Billy and his father arrive at the Royal Ballet School for the audition. While Jackie waits outside, an upper-crust Londoner highlights the contrast between the Elliots and the families of the other applicants. Jackie meets a dancer with a thick Scottish accent. The dancer confesses that his father does not support his ballet career. He sharply advises Jackie to "get behind" his boy. Billy nervously finishes the audition with a sinking feeling that he did not do well.
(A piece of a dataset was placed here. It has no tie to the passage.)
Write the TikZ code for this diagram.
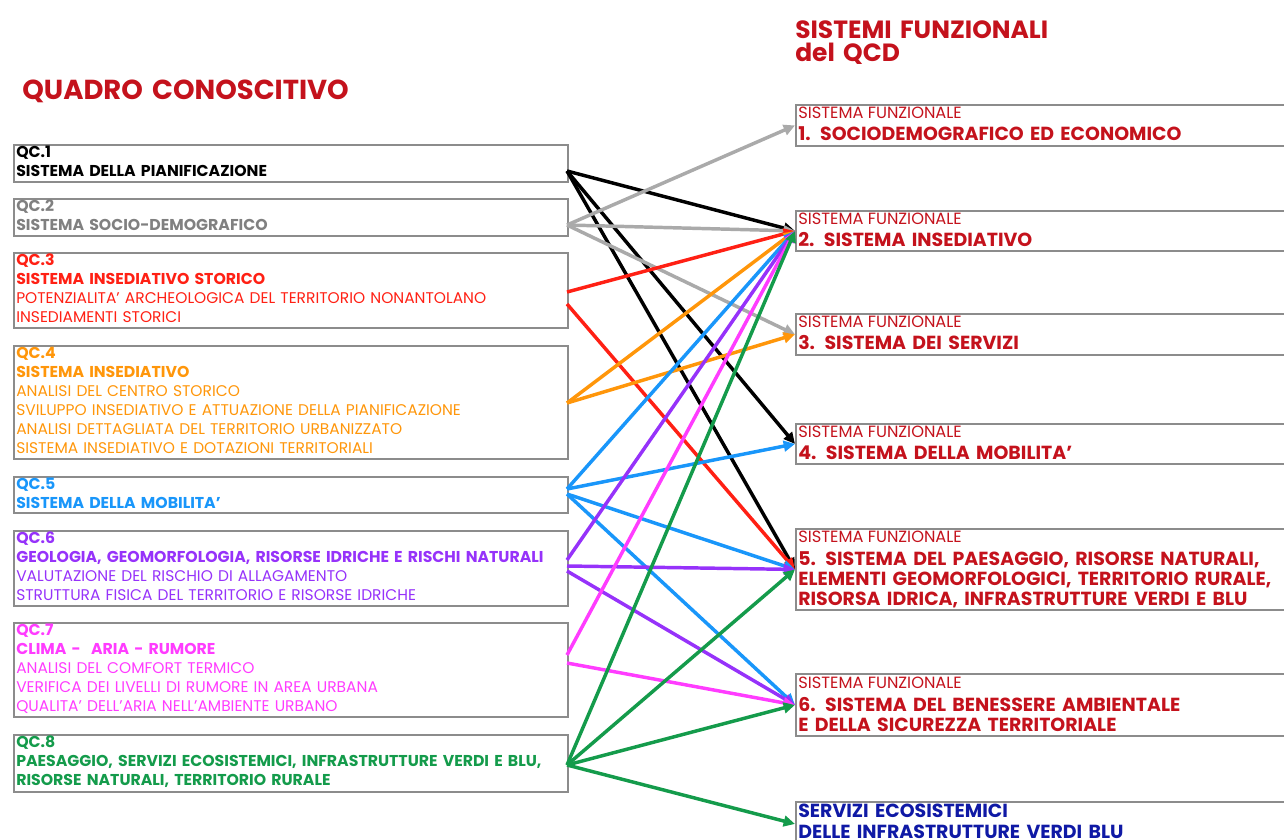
\documentclass[tikz,border=0pt]{standalone}
\usepackage{fontspec}
\setmainfont{Poppins}
\usetikzlibrary{arrows.meta}
\definecolor{titred}{RGB}{196,18,28}
\definecolor{qgray}{RGB}{128,128,128}
\definecolor{agray}{RGB}{170,170,170}
\definecolor{qred}{RGB}{255,32,20}
\definecolor{qorange}{RGB}{255,150,10}
\definecolor{qblue}{RGB}{25,150,250}
\definecolor{qpurple}{RGB}{150,50,250}
\definecolor{qpink}{RGB}{255,60,255}
\definecolor{qgreen}{RGB}{20,155,75}
\definecolor{dblue}{RGB}{15,25,165}
\definecolor{bgray}{RGB}{140,140,140}
\newcommand{\hb}[1]{{\fontsize{11.8}{14.25}\selectfont\bfseries #1}}
\begin{document}
\begin{tikzpicture}[x=0.75pt,y=-0.75pt,
 box/.style={draw=bgray,line width=1.4pt,inner sep=0pt,anchor=north west},
 lbox/.style={box,minimum width=415.5pt},
 rbox/.style={box,minimum width=378.75pt},
 ltxt/.style={anchor=base west,inner sep=0pt,align=left,text width=410pt,font=\fontsize{11.6}{14.25}\selectfont},
 rlight/.style={anchor=base west,inner sep=0pt,font=\fontsize{12.2}{14}\selectfont,text=titred},
 rbold/.style={anchor=base west,inner sep=0pt,align=left,text width=370pt,font=\fontsize{14.2}{15}\selectfont\bfseries,text=titred},
 ttl/.style={anchor=base west,inner sep=0pt,align=left,text width=300pt,text=titred},
 arr/.style={line width=2.6pt,-{Triangle[length=8.5pt,width=8pt]}},
]
\useasboundingbox (0,0) rectangle (1284,839);
\clip (0,0) rectangle (1284,839);

% titles
\node[ttl,font=\fontsize{20.6}{24}\selectfont\bfseries] (tq) at (22,99) {QUADRO CONOSCITIVO};
\node[ttl,font=\fontsize{18.7}{17.25}\selectfont\bfseries] (ts) at (795,38) {SISTEMI FUNZIONALI\\del QCD};

% left boxes
\node[lbox,minimum height=27.75pt] (qc1) at (13,144) {};
\node[lbox,minimum height=27.75pt] (qc2) at (13,198) {};
\node[lbox,minimum height=56.25pt] (qc3) at (13,252) {};
\node[lbox,minimum height=84.75pt] (qc4) at (13,345) {};
\node[lbox,minimum height=27pt] (qc5) at (13,476) {};
\node[lbox,minimum height=56.25pt] (qc6) at (13,530) {};
\node[lbox,minimum height=70.5pt] (qc7) at (13,622) {};
\node[lbox,minimum height=42.75pt] (qc8) at (13,734) {};

\node[ltxt,text=black] (t1) at (16,157) {\hb{QC.1}\\\hb{SISTEMA DELLA PIANIFICAZIONE}};
\node[ltxt,text=qgray] (t2) at (16,211) {\hb{QC.2}\\\hb{SISTEMA SOCIO-DEMOGRAFICO}};
\node[ltxt,text=qred] (t3) at (16,265) {\hb{QC.3}\\\hb{SISTEMA INSEDIATIVO STORICO}\\POTENZIALITA’ ARCHEOLOGICA DEL TERRITORIO NONANTOLANO\\INSEDIAMENTI STORICI};
\node[ltxt,text=qorange] (t4) at (16,358) {\hb{QC.4}\\\hb{SISTEMA INSEDIATIVO}\\ANALISI DEL CENTRO STORICO\\SVILUPPO INSEDIATIVO E ATTUAZIONE DELLA PIANIFICAZIONE\\ANALISI DETTAGLIATA DEL TERRITORIO URBANIZZATO\\SISTEMA INSEDIATIVO E DOTAZIONI TERRITORIALI};
\node[ltxt,text=qblue] (t5) at (16,489) {\hb{QC.5}\\\hb{SISTEMA DELLA MOBILITA'}};
\node[ltxt,text=qpurple] (t6) at (16,543) {\hb{QC.6}\\\hb{GEOLOGIA, GEOMORFOLOGIA, RISORSE IDRICHE E RISCHI NATURALI}\\VALUTAZIONE DEL RISCHIO DI ALLAGAMENTO\\STRUTTURA FISICA DEL TERRITORIO E RISORSE IDRICHE};
\node[ltxt,text=qpink] (t7) at (16,635) {\hb{QC.7}\\\hb{CLIMA -\ \ ARIA - RUMORE}\\ANALISI DEL COMFORT TERMICO\\VERIFICA DEI LIVELLI DI RUMORE IN AREA URBANA\\QUALITA’ DELL’ARIA NELL’AMBIENTE URBANO};
\node[ltxt,text=qgreen] (t8) at (16,747) {\hb{QC.8}\\\hb{PAESAGGIO, SERVIZI ECOSISTEMICI, INFRASTRUTTURE VERDI E BLU,}\\\hb{RISORSE NATURALI, TERRITORIO RURALE}};

% right boxes
\node[rbox,minimum height=30.75pt] (r1) at (795,104) {};
\node[rbox,minimum height=30pt] (r2) at (795,210) {};
\node[rbox,minimum height=30.75pt] (r3) at (795,313) {};
\node[rbox,minimum height=30pt] (r4) at (795,423) {};
\node[rbox,minimum height=60.75pt] (r5) at (795,528) {};
\node[rbox,minimum height=46.5pt] (r6) at (795,673) {};
\node[rbox,minimum height=33pt] (r7) at (795,801) {};

\node[rlight] (r1a) at (798,118) {SISTEMA FUNZIONALE};
\node[rbold] (r1b) at (798,140) {1. SOCIODEMOGRAFICO ED ECONOMICO};
\node[rlight] (r2a) at (798,224) {SISTEMA FUNZIONALE};
\node[rbold] (r2b) at (798,246) {2. SISTEMA INSEDIATIVO};
\node[rlight] (r3a) at (798,327) {SISTEMA FUNZIONALE};
\node[rbold] (r3b) at (798,349) {3. SISTEMA DEI SERVIZI};
\node[rlight] (r4a) at (798,437) {SISTEMA FUNZIONALE};
\node[rbold] (r4b) at (798,459) {4. SISTEMA DELLA MOBILITA'};
\node[rlight] (r5a) at (798,542) {SISTEMA FUNZIONALE};
\node[rbold] (r5b) at (798,565) {5. SISTEMA DEL PAESAGGIO, RISORSE NATURALI,\\ELEMENTI GEOMORFOLOGICI, TERRITORIO RURALE,\\RISORSA IDRICA, INFRASTRUTTURE VERDI E BLU};
\node[rlight] (r6a) at (798,688) {SISTEMA FUNZIONALE};
\node[rbold] (r6b) at (798,711) {6. SISTEMA DEL BENESSERE AMBIENTALE\\E DELLA SICUREZZA TERRITORIALE};
\node[rbold,text=dblue,font=\fontsize{14.2}{15.75}\selectfont\bfseries] (r7b) at (798,817) {SERVIZI ECOSISTEMICI\\DELLE INFRASTRUTTURE VERDI BLU};

% connector start points on the left boxes
\coordinate (q1a) at (567,171);
\coordinate (q2a) at (567,225);
\coordinate (q3a) at (567,292);
\coordinate (q3b) at (567,304);
\coordinate (q4a) at (567,403);
\coordinate (q5a) at (567,489);
\coordinate (q5b) at (567,494);
\coordinate (q6a) at (567,560);
\coordinate (q6b) at (567,566);
\coordinate (q6c) at (567,571);
\coordinate (q7a) at (567,655);
\coordinate (q7b) at (567,663);
\coordinate (q8a) at (567,765);

% arrows
\draw[arr,black] (q1a) -- (r2.west);
\draw[arr,black] (q1a) -- (r4.west);
\draw[arr,black] (q1a) -- (r5.west);
\draw[arr,agray] (q2a) -- (r1.west);
\draw[arr,agray] (q2a) -- (r2.west);
\draw[arr,agray] (q2a) -- (r3.west);
\draw[arr,qred] (q3a) -- (r2.west);
\draw[arr,qred] (q3b) -- (r5.west);
\draw[arr,qorange] (q4a) -- (r2.west);
\draw[arr,qorange] (q4a) -- (r3.west);
\draw[arr,qblue] (q5a) -- (r2.west);
\draw[arr,qblue] (q5a) -- (r4.west);
\draw[arr,qblue] (q5b) -- (r5.west);
\draw[arr,qblue] (q5b) -- (r6.west);
\draw[arr,qpurple] (q6a) -- (r2.west);
\draw[arr,qpurple] (q6b) -- (r5.west);
\draw[arr,qpurple] (q6c) -- (r6.west);
\draw[arr,qpink] (q7a) -- (r2.west);
\draw[arr,qpink] (q7b) -- (r6.west);
\draw[arr,qgreen] (q8a) -- (r2.west);
\draw[arr,qgreen] (q8a) -- (r5.west);
\draw[arr,qgreen] (q8a) -- (r6.west);
\draw[arr,qgreen] (q8a) -- (r7.west);
\end{tikzpicture}
\end{document}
As he packs his gear, he lets that emotion overwhelm him and he punches another dancer who was trying to comfort him. The audition committee reminds Billy of the strict standards of the school. They have received an enthusiastic letter from Mrs Wilkinson explaining Billy's background and situation, and they ask him to describe what it feels like when he dances. Billy responds with a heartfelt declaration of his passion ("Electricity").

Back in Durham, the Elliots resume life, but times are tough and the miners are running a soup kitchen to ensure everyone is fed. Eventually, Billy receives a letter from the school and, overwhelmed and fearful, knowing that it heralds the end of the life he has known, informs his family that he wasn't accepted. Tony retrieves the letter from the waste bin and discovers that his brother was accepted. At the same time, the miners' union has caved in; they lost the strike. Billy visits Mrs Wilkinson at the dance class to thank her for everything she did to help him. Debbie is sad that Billy will be leaving.
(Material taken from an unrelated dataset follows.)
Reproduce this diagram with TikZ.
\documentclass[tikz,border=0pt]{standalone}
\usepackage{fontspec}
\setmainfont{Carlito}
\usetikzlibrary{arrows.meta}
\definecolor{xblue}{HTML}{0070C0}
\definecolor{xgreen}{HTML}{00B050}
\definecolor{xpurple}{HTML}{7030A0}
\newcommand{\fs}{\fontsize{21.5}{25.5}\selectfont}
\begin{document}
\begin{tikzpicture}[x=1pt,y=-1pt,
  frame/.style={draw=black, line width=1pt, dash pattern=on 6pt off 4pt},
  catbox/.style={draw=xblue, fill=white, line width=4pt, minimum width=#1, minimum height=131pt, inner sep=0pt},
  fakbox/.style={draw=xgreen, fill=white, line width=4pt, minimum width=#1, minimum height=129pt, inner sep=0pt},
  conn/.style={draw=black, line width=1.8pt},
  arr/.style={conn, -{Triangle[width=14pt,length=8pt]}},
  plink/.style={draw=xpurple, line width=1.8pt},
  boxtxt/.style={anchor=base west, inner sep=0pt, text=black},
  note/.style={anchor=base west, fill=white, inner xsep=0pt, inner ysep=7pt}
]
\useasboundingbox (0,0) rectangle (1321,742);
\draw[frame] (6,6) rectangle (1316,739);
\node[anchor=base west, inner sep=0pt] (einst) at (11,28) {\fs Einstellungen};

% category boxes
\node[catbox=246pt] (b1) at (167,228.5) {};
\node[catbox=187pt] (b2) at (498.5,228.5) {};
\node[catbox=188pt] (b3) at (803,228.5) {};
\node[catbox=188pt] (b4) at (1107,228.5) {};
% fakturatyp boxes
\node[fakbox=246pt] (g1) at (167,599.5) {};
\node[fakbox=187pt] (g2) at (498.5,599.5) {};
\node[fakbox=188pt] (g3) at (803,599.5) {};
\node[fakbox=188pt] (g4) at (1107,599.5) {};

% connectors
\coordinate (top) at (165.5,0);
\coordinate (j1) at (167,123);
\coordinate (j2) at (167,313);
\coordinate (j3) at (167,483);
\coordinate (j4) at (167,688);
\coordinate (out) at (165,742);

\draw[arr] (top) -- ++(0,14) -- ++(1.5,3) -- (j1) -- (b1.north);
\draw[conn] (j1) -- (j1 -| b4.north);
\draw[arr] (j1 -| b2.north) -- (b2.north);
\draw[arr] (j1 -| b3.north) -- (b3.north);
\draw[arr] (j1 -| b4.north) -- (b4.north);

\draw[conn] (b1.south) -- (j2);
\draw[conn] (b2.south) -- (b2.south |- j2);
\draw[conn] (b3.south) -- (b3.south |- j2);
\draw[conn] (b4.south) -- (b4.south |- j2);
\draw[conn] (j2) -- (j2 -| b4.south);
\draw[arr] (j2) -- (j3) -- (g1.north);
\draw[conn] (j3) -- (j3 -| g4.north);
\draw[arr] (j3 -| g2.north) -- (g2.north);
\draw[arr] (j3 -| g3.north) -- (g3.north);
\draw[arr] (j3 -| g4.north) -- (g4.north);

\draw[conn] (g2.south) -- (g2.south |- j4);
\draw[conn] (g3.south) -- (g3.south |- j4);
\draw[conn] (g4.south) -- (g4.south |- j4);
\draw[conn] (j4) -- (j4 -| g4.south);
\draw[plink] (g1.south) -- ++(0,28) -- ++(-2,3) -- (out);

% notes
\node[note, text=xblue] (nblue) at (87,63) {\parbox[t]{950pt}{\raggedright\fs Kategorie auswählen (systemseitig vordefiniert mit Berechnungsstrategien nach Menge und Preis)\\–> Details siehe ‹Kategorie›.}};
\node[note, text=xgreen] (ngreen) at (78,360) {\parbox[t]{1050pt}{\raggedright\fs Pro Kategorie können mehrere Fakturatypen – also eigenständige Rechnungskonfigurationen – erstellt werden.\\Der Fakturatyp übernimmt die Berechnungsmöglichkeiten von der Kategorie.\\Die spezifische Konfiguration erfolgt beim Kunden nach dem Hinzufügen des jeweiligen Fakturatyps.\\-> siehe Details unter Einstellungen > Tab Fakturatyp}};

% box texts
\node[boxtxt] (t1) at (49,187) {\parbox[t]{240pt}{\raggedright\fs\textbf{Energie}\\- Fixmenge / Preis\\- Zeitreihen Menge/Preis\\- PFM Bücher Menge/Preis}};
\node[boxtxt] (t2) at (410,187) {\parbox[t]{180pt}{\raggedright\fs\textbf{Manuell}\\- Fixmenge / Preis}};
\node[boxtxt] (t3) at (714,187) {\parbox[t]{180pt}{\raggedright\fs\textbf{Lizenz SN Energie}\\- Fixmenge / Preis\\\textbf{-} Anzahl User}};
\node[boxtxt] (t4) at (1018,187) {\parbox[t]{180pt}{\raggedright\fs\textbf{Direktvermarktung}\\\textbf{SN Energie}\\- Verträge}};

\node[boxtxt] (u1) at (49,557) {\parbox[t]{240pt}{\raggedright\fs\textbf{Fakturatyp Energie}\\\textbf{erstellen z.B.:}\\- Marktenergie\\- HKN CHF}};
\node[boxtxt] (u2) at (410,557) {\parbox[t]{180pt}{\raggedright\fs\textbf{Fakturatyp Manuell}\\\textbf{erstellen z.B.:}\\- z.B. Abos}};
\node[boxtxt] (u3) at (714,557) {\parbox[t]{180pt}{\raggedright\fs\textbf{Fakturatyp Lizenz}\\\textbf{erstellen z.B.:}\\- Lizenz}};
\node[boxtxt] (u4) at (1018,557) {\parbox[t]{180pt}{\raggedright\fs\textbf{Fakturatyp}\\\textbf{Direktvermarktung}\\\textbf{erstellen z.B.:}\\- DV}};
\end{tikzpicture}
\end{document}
Billy packs his things for the trip to the school and says goodbye to the soon to be unemployed miners who are unhappily returning to work ("Once We Were Kings"). Billy says goodbye to his dead mother, who often visits him in his imagination ("Dear Billy (Billy's Reply)"). Michael arrives to say goodbye and Billy gives him a kiss on the cheek. Billy takes his suitcase and walks out to his future alone.
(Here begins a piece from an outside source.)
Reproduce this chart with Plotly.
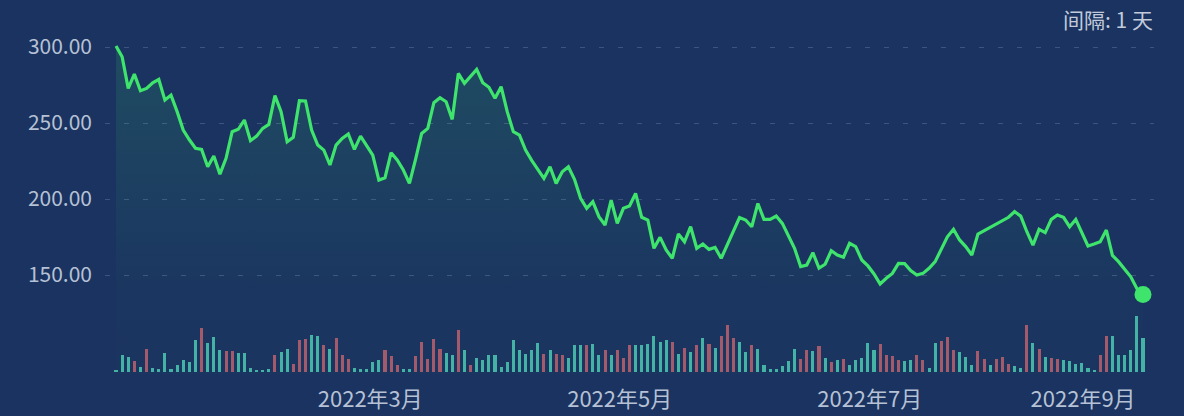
import plotly.graph_objects as go

# ---- data ----
price = [300.7, 293.6, 272.8, 282.2, 271.3, 272.8, 276.5, 278.7, 265.1, 268.4,
         257.5, 245.4, 239.0, 233.4, 232.7, 221.3, 228.3, 216.4, 226.8, 244.3,
         245.9, 252.0, 238.4, 241.4, 246.5, 249.1, 268.0, 257.5, 237.7, 240.6,
         264.7, 264.5, 245.4, 235.5, 232.2, 222.4, 235.5, 239.9, 242.8, 232.7,
         241.4, 235.5, 228.9, 212.5, 214.0, 230.5, 225.7, 219.1, 210.3, 226.1,
         243.2, 246.5, 263.4, 266.7, 264.0, 252.4, 282.7, 276.1, 280.9, 285.3,
         276.5, 273.5, 266.3, 273.9, 257.5, 244.3, 242.1, 232.2, 225.5, 219.1,
         213.6, 221.3, 210.3, 218.0, 221.3, 213.0, 200.5, 193.9, 198.3, 188.4,
         182.9, 199.3, 184.0, 193.9, 195.4, 203.7, 188.0, 186.2, 167.6, 174.8,
         166.5, 161.0, 177.0, 171.9, 181.8, 167.6, 170.4, 166.9, 168.2, 161.0,
         169.7, 179.6, 187.8, 186.2, 181.8, 197.1, 186.6, 186.6, 188.8, 184.0,
         176.3, 167.6, 155.6, 156.6, 164.7, 154.5, 157.1, 166.0, 163.2, 161.7,
         170.9, 168.7, 159.9, 156.0, 150.7, 144.1, 147.9, 151.1, 157.7, 157.5,
         152.9, 150.0, 151.1, 154.4, 158.8, 166.5, 175.2, 180.1, 173.1, 168.7,
         163.2, 177.0, 179.2, 181.2, 183.4, 185.8, 188.0, 191.7, 188.8, 178.5,
         169.7, 180.1, 177.9, 186.6, 189.5, 188.0, 181.8, 186.6, 177.4, 169.1,
         170.4, 171.9, 179.6, 162.9, 158.8, 153.9, 148.8, 141.1, 137.2]

volume = [2, 17, 15, 11, 5, 23, 4, 3, 19, 3,
          7, 12, 10, 32, 44, 29, 35, 22, 21, 21,
          19, 19, 4, 1, 1, 3, 17, 20, 23, 8,
          32, 33, 37, 36, 27, 23, 34, 17, 13, 4,
          3, 3, 10, 12, 22, 16, 7, 3, 3, 16,
          30, 13, 33, 23, 19, 17, 42, 22, 7, 14,
          12, 17, 17, 5, 10, 32, 22, 18, 22, 29,
          18, 22, 18, 17, 14, 27, 27, 27, 28, 17,
          22, 17, 22, 14, 27, 27, 27, 28, 36, 30,
          32, 30, 18, 24, 20, 27, 34, 28, 24, 36,
          47, 34, 30, 20, 27, 23, 7, 3, 3, 6,
          11, 23, 13, 22, 21, 26, 14, 10, 12, 13,
          7, 12, 14, 29, 22, 28, 17, 16, 12, 11,
          12, 17, 12, 4, 29, 31, 35, 22, 20, 15,
          7, 21, 13, 7, 13, 15, 8, 6, 4, 47,
          29, 23, 15, 14, 13, 12, 11, 8, 9, 4,
          1, 17, 36, 36, 17, 17, 22, 56, 34]

# 1 = day closed above open (drawn red), 0 = closed below open (drawn green)
day_up = [0, 0, 0, 1, 0, 1, 0, 0, 0, 0,
          0, 0, 0, 0, 1, 0, 0, 0, 1, 1,
          0, 0, 0, 0, 0, 0, 1, 0, 0, 1,
          1, 1, 0, 0, 1, 0, 1, 1, 1, 0,
          0, 0, 0, 0, 1, 1, 1, 0, 0, 1,
          1, 1, 1, 1, 0, 0, 1, 0, 1, 0,
          0, 0, 0, 0, 0, 0, 0, 0, 0, 0,
          1, 0, 1, 1, 0, 0, 0, 1, 0, 0,
          1, 0, 1, 1, 1, 0, 0, 0, 0, 0,
          0, 1, 0, 1, 0, 1, 0, 1, 0, 1,
          1, 1, 0, 0, 1, 0, 0, 0, 0, 0,
          0, 0, 1, 1, 0, 1, 0, 1, 0, 1,
          0, 0, 0, 0, 0, 1, 1, 1, 1, 0,
          0, 1, 1, 0, 0, 1, 1, 1, 0, 0,
          0, 1, 1, 0, 1, 1, 1, 0, 0, 1,
          0, 1, 0, 1, 1, 0, 0, 0, 0, 0,
          0, 1, 1, 0, 0, 0, 0, 0, 0]

y_ticks = [150, 200, 250, 300]
x_tick_labels = ["2022年3月", "2022年5月", "2022年7月", "2022年9月"]
x_tick_pos = [41.6, 82.4, 123.3, 158.2]
interval_text = "间隔: 1 天"

# ---- figure ----
idx = list(range(len(price)))
n = len(price)
FONT = "Noto Sans CJK SC, Noto Sans, sans-serif"
LINE = "#3ee46c"
UP = "#a35a6b"
DOWN = "#44b2a4"
BG = "#1a3360"
TXT = "#b6c1d5"

fig = go.Figure()

fig.add_trace(go.Bar(
    x=idx, y=volume, yaxis="y2",
    marker=dict(color=[UP if u else DOWN for u in day_up], line=dict(width=0)),
    width=0.5, showlegend=False, hoverinfo="skip",
))

fig.add_trace(go.Scatter(
    x=idx, y=price, mode="lines",
    line=dict(color=LINE, width=3.2),
    fill="tozeroy",
    fillgradient=dict(type="vertical",
                      colorscale=[[0, "rgba(62,228,108,0.0)"],
                                  [0.45, "rgba(62,228,108,0.015)"],
                                  [1, "rgba(62,228,108,0.14)"]]),
    showlegend=False,
))

fig.add_trace(go.Scatter(
    x=[idx[-1]], y=[price[-1]], mode="markers",
    marker=dict(color=LINE, size=17),
    showlegend=False,
))

fig.update_layout(
    width=1184, height=416,
    margin=dict(l=105, r=30, t=20, b=42, autoexpand=False),
    paper_bgcolor=BG,
    plot_bgcolor="rgba(0,0,0,0)",
    font=dict(family=FONT, color=TXT, size=21),
    bargap=0,
    xaxis=dict(
        range=[-1.8, n - 1 + 1.8],
        tickvals=x_tick_pos, ticktext=x_tick_labels,
        showgrid=False, zeroline=False, showline=False,
        ticks="", ticklabelstandoff=10, automargin=False,
        tickfont=dict(size=22, color=TXT),
    ),
    yaxis=dict(
        range=[84.9, 317.8],
        tickvals=y_ticks, tickformat=".2f",
        showgrid=True, gridcolor="rgba(190,205,230,0.22)", griddash="5px,14px",
        gridwidth=1, zeroline=False, showline=False, ticks="",
        ticklabelstandoff=12, automargin=False,
        tickfont=dict(size=21, color=TXT),
    ),
    yaxis2=dict(
        domain=[0, 0.22], range=[-2, 75.9],
        showgrid=False, zeroline=False, showticklabels=False, showline=False,
        automargin=False,
    ),
    annotations=[dict(
        text=interval_text, xref="paper", yref="paper",
        x=1.0, y=1.0, xanchor="right", yanchor="middle",
        xshift=1, yshift=1, showarrow=False,
        font=dict(size=21, color="#c2cbdb", family=FONT),
    )],
)

fig.write_html(
    "out.html",
    config={"displayModeBar": False},
    post_script="document.body.style.margin='0';document.body.style.background='" + BG + "';",
)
The entire cast comes out on stage and calls Billy back to celebrate the bright future ahead of him ("Finale").

==Cast==

- Elliott Hanna as Billy Elliot
- Ruthie Henshall as Sandra Wilkinson
- Deka Walmsley as Jackie Elliot
- Ann Emery as Grandma
- Chris Grahamson as Tony Elliot
- Zach Atkinson as Michael Caffrey
- Liam Mower as Older Billy
- David Muscat as Mr. Braithwaite
- Claudia Bradley as Mrs. Elliot
- Howard Crossley as George
- Demi Lee as Debbie Wilkinson
- Alan Mehdizadeh as Big Davey
- Liam Sargeant as Small boy
- Caspar Meurisse as Tall boy
- David Stoller as Scab / Posh Dad
- Rueben Williams as Riot Officer

- Ballet girls
- Niamh Bennett
- Ella Forman
- Imogen Gurney
- Lauren Henson
- Imogen Kingsley Smith
- Erin McIver
- Syakira Moeladi
- Natasha Pye
- Charlotte Ross-Gower
- Sophie Smart

- Billy's Past & Present (special finale)
(bow order matching dates of tenure)
- Liam Mower
- George Maguire
- James Lomas
- Leon Cooke
- Matthew Koon
- Dean McCarthy
- Layton Williams
- Joshua Fedrick
- Fox Jackson-Keen
- Tom Holland
- Corey Dodd
- Ollie Gardner
- Rhys Yeomans
- Aaron Watson
- Scott McKenzie
- Josh Baker
- Ryan Collinson
- Kaine Ward
- Harris Beattie
- Harrison Dowzell
- Redmand Rance
- Ali Rasul
- Elliott Hanna
- Bradley Perret
- Matteo Zecca
- Ollie Jochim

==Musical numbers==

- Act I
- "The Stars Look Down" – Company
- "Shine" – Ballet Girls, Mrs. Wilkinson, and Mr Braithwaite
- "Grandma's Song" – Grandma
- "Solidarity" – Ballet Girls, Billy, Mrs. Wilkinson, Miners, and Police
- "Expressing Yourself" – Billy, Michael, and Ensemble
- "The Letter (Mum's Letter)" – Mrs. Wilkinson, Mum, and Billy
- "Born to Boogie" – Mrs. Wilkinson, Billy, and Mr. Braithwaite
- "Angry Dance" – Billy and Male Ensemble

- Act II
- "Merry Christmas, Maggie Thatcher" – Tony and Partiers
- "Deep Into the Ground" – Jackie
- "Dream Ballet" – Billy and Older Billy
- "He Could Be a Star" – Jackie, Tony, and Miners
- "Electricity" – Billy
- "Once We Were Kings" – Company
- "The Letter (Billy's Reply)" – Billy and Mum
- Finale – Company

==Release==
Billy Elliot the Musical Live topped the UK and Ireland box office the weekend it was broadcast, a first for an event cinema release, beating The Equalizer with £1.9 million ($3,094,159).

==Home media==
The film was released 24 November 2014 on DVD and Blu-ray in the United Kingdom. This release differs slightly from what was originally theatrically broadcast in that certain camera angles were changed and that it incorporates shots from a practice shoot the day prior to the original live broadcast. It was released on DVD and Blu-ray in the United States on 13 October 2015.